Моим приятелям-полякам он говорил, что не может понять литовцев. Всем ведь известно, что после войны Литва будет присоединена к Германии, литовцы получат возможность онемечиться, им будет оказана величайшая честь называться немцами. А они, литовцы, все почему-то ерепенятся, все чем-то недовольны!
Клаван поэтизировал силу. Тот прав, философствовал он, на чьей стороне мощь. Германия понесла, мол большие потери, и ясно как день, что после войны она вправе на что-то претендовать, - как же иначе? Прибалтийские страны естественно, должны принадлежать Германии...
- Господин ротенфюрер, - до фельдфебельского звании он так и не дослужился, - у вас есть усадьба, а у Зеленке нет. А ведь Зеленке сильнее вас. Что вы сказали бы, если бы Зеленке собрал банду таких, как он, пришел ночью и выбросил вас из дома?
- Как можно, - возмутился он, - сравнивать почетную войну с обыкновенным разбоем?

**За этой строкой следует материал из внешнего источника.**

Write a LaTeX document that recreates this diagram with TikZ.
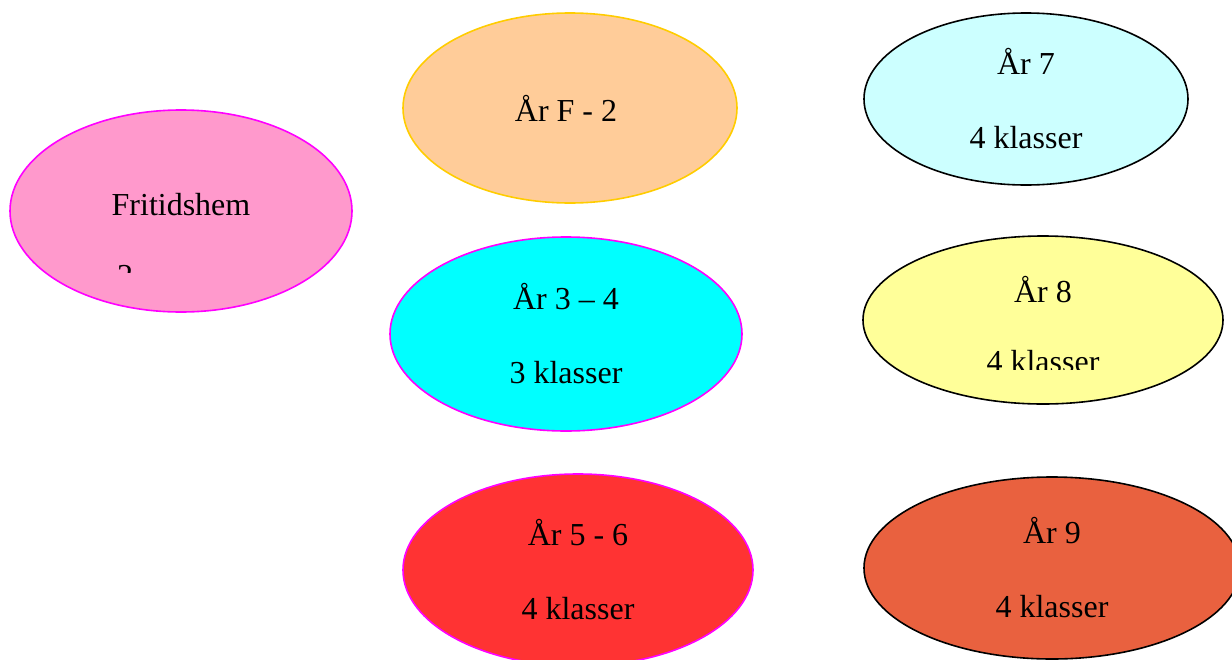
\documentclass[tikz,border=0pt]{standalone}
\usepackage{fontspec}
\setmainfont{Liberation Serif}
\usetikzlibrary{shapes}
\usetikzlibrary{positioning}
\definecolor{fhpink}{HTML}{FF99CC}
\definecolor{peach}{HTML}{FFCC99}
\definecolor{gold}{HTML}{FFCC00}
\definecolor{rim}{HTML}{FF00FF}
\definecolor{aqua}{HTML}{00FFFF}
\definecolor{paleblue}{HTML}{CCFFFF}
\definecolor{paleyellow}{HTML}{FFFF99}
\definecolor{brightred}{HTML}{FF3333}
\definecolor{brick}{HTML}{E9613F}

\begin{document}
\begin{tikzpicture}[
    x=0.5pt,
    y=-0.5pt,
    blob/.style={
        ellipse,
        draw,
        line width=0.8pt,
        inner sep=0pt,
        align=center,
        font=\fontsize{16}{19}\selectfont
    },
    word/.style={
        inner sep=0pt,
        font=\fontsize{16}{19}\selectfont
    }
]

    \clip (0,0) rectangle (1232,659);

    \node[blob,fill=fhpink,draw=rim,minimum width=171pt,minimum height=101pt] (FH)
    at (181,211) {};

    \node[word] (FHname) at (181,205)
    {
        Fritidshem
    };

    \begin{scope}
        \clip (100,240) rectangle (160,272);
        \node[word] (FHnum) at (125,276) {2};
    \end{scope}

    \node[blob,fill=peach,draw=gold,minimum width=167pt,minimum height=95pt] (F2)
    at (570,108)
    {
        År F - 2
    };

    \node[blob,fill=aqua,draw=rim,minimum width=176pt,minimum height=97pt] (Y34)
    at (566,334)
    {
        År 3 – 4\\[18pt]3 klasser
    };

    \node[blob,fill=brightred,draw=rim,minimum width=175pt,minimum height=96pt] (Y56)
    at (578,570)
    {
        År 5 - 6\\[18pt]4 klasser
    };

    \node[blob,fill=paleblue,minimum width=162pt,minimum height=86pt] (Y7)
    at (1026,99)
    {
        År 7\\[18pt]4 klasser
    };

    \node[blob,fill=paleyellow,minimum width=180pt,minimum height=84pt] (Y8)
    at (1043,320) {};

    \node[word] (Y8name) at (1043,290)
    {
        År 8
    };

    \begin{scope}
        \clip (960,330) rectangle (1130,369);
        \node[word] (Y8count) at (1043,362) {4 klasser};
    \end{scope}

    \node[blob,fill=brick,minimum width=188pt,minimum height=91pt] (Y9)
    at (1052,568)
    {
        År 9\\[18pt]4 klasser
    };

\end{tikzpicture}
\end{document}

Как ни тщился Клаван провести грань между рыцарски благородной Германией и грабителем Зеленке, разницы я так и не почувствовал...

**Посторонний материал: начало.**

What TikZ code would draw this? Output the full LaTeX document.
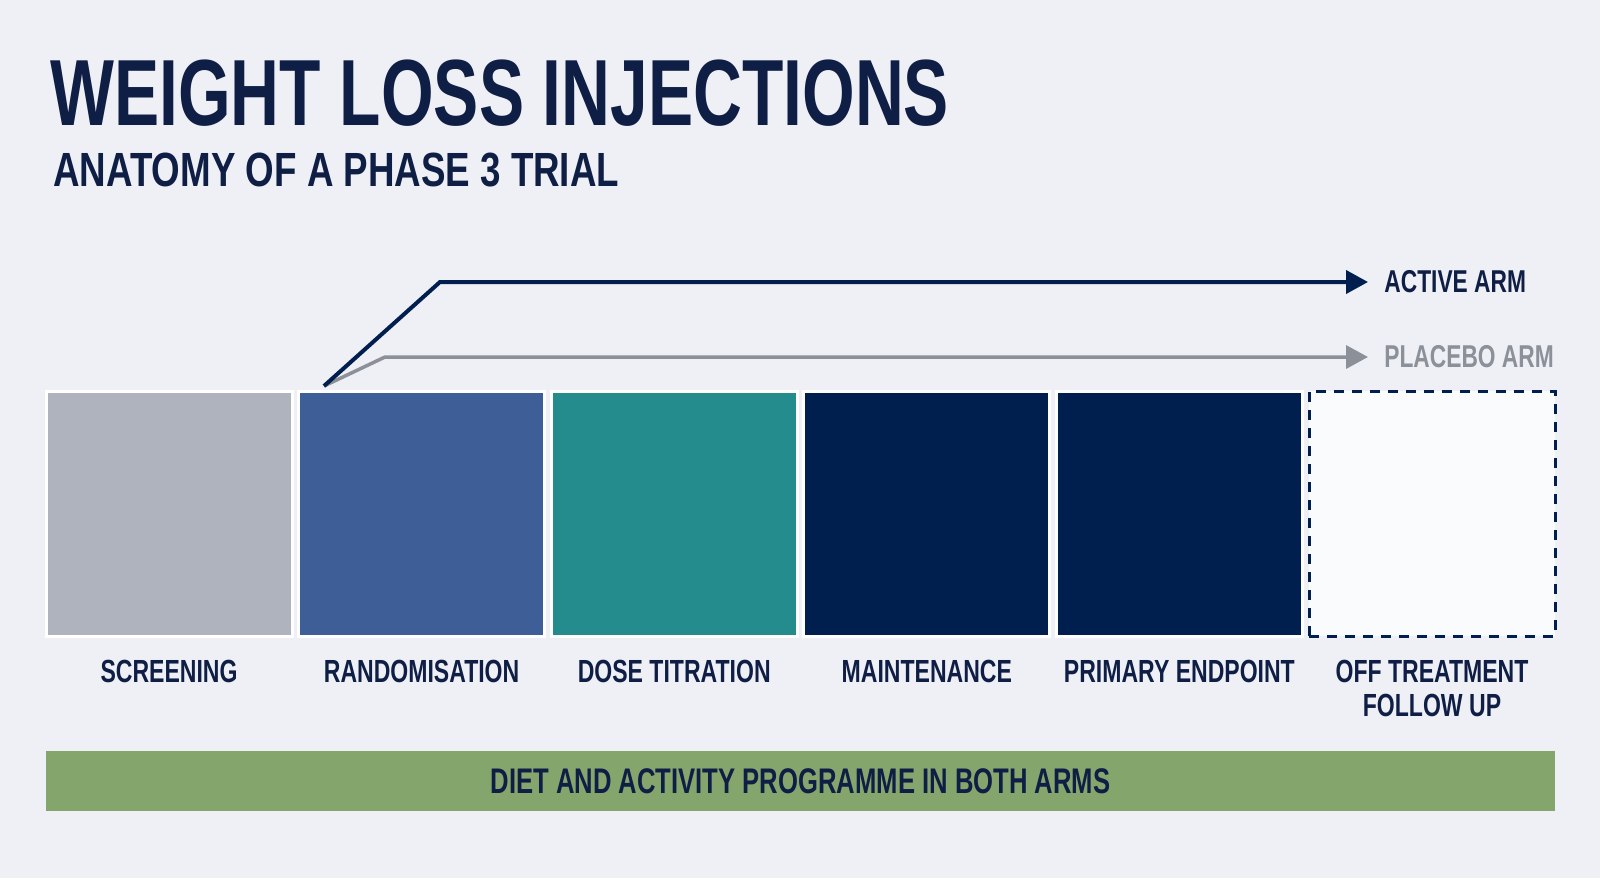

Осенью 1944 года, когда фронт приблизился к границам Германии, Клаван весьма своеобразно ответил на мое возмущение тем, что меня до сих пор не отпускают из лагеря.
- Я, - сказал Клаван - такой же заключенный как и ты. Я никуда не могу отлучиться из лагеря. Четырежды подавал прошение об отправке на фронт, но власти медлят, не пускают. Выходит, и я арестант.

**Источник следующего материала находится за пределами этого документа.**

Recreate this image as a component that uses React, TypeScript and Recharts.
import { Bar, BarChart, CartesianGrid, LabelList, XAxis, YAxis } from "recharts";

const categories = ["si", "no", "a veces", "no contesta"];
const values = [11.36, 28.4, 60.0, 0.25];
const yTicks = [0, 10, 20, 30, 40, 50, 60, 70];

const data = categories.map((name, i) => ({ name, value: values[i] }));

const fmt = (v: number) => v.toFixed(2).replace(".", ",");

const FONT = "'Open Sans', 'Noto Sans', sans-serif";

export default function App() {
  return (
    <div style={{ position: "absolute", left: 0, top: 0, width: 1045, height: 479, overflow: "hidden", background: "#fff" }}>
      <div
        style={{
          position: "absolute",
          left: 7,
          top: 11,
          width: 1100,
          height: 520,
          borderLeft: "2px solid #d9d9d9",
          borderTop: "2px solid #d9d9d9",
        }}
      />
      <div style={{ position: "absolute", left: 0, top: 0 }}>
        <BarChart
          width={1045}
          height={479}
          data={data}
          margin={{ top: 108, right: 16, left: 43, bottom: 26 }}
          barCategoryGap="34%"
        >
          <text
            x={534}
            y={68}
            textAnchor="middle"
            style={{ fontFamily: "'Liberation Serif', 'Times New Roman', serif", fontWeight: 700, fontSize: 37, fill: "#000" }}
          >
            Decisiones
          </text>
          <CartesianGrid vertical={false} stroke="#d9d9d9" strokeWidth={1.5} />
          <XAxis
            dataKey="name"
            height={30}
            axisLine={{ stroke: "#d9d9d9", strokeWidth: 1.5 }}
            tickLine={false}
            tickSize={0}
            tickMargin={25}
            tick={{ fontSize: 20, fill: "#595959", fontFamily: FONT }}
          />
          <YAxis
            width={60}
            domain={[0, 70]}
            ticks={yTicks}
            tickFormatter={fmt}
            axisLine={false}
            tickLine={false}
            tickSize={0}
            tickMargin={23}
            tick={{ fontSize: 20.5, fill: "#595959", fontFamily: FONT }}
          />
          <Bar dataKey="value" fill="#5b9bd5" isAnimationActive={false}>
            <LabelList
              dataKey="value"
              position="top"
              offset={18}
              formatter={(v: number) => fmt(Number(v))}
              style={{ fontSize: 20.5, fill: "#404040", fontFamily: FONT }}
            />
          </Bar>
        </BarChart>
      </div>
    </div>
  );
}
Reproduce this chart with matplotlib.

- Между нами - заметил я, - тем не менее есть некоторая разница...
- Какая? По-моему, нет никакой.
- Мне все же сдается - есть. Например, собака, встретив эсэсовца, может не делать "Mutzen ab", а я должен. Собака имеет право гулять с эсэсовцем по тротуару, а я обязан ходить по середине улицы, месить грязь. Вот если бы меня уравняли в правах с собакой, и то было бы много сделано.
- Ах, вот что, - глухо промычал Клаван. У него было такое выражение лица, будто я дал ему по морде. Но отделаться от него вежливым образом не представлялось возможным. Самозванный немец Клаван надоедал больше, чем урожденный.
ПРЕСТУПЛЕНИЯ И НАКАЗАНИЯ
В канцелярии Майера велась летопись преступлений и наказаний заключенных. Заурядные, легкие проступки вносились в "Strafbuch" - штрафную книгу. Тяжелые преступления отмечались особо.
Существовало два вида обыкновенных преступлений - воровство и леность. Совершались они преимущественно на работе. Украдет, скажем, кто-нибудь картофелину, репу, корку хлеба, огурец, помидор - вот и вор! Кражу других вещей отмечали только в исключительных случаях. Преступления второго рода были еще страшнее: стоило узнику в рабочее время перевести дух, заговорить с соседом, закурить козью ножку или упаси бог, вздремнуть в лесу на солнышке как его немедленно производили в неисправимые лентяи.
Эсэсовцы-надсмотрщики избивали проштрафившихся тут же, на месте, записывали их порядковые номера и в конце недели отдавали списки в канцелярию - для внесения в книгу преступлений и наказаний и для наказания соответственно личной резолюции Майера.
Наказания были такими же скучными как и преступления. Оставляли на три дня без обеда, на шесть, на девять... Иногда уменьшали порцию на треть, иногда давали только половину. Порой Майер приписывал проштрафившимся более крепкие лекарства - пять, десять, пятнадцать палок. Наказание больных откладывалось до их выздоровления. Успевшие умереть, от кары освобождались.
Одной из основных моих работ в канцелярии было ведение штрафной книги.
Увы ничего хорошего из этого не вышло. Я не справился! Постоянно понукаемый Хемницем я собирал сведения о совершенных преступлениях только в конце месяца. Преступников набиралось великое множество. Эсэсовцы-надсмотрщики были не больно грамотными людьми. Номера провинившихся они выводили неясно. Я должен был разбираться в причудливых каракулях, отыскивать по номерам фамилии, место работы и жительства заключенных. Все данные записывались и передавались Майеру для вынесения приговора. Работа отнимала очень много времени. К тому же Майер не торопился взяться за чтение штрафной книги. Когда он наконец снисходил до определения меры наказания, я должен был сообщить о ней блоковым и шрейберам. Такова мол воля Майера исполняйте.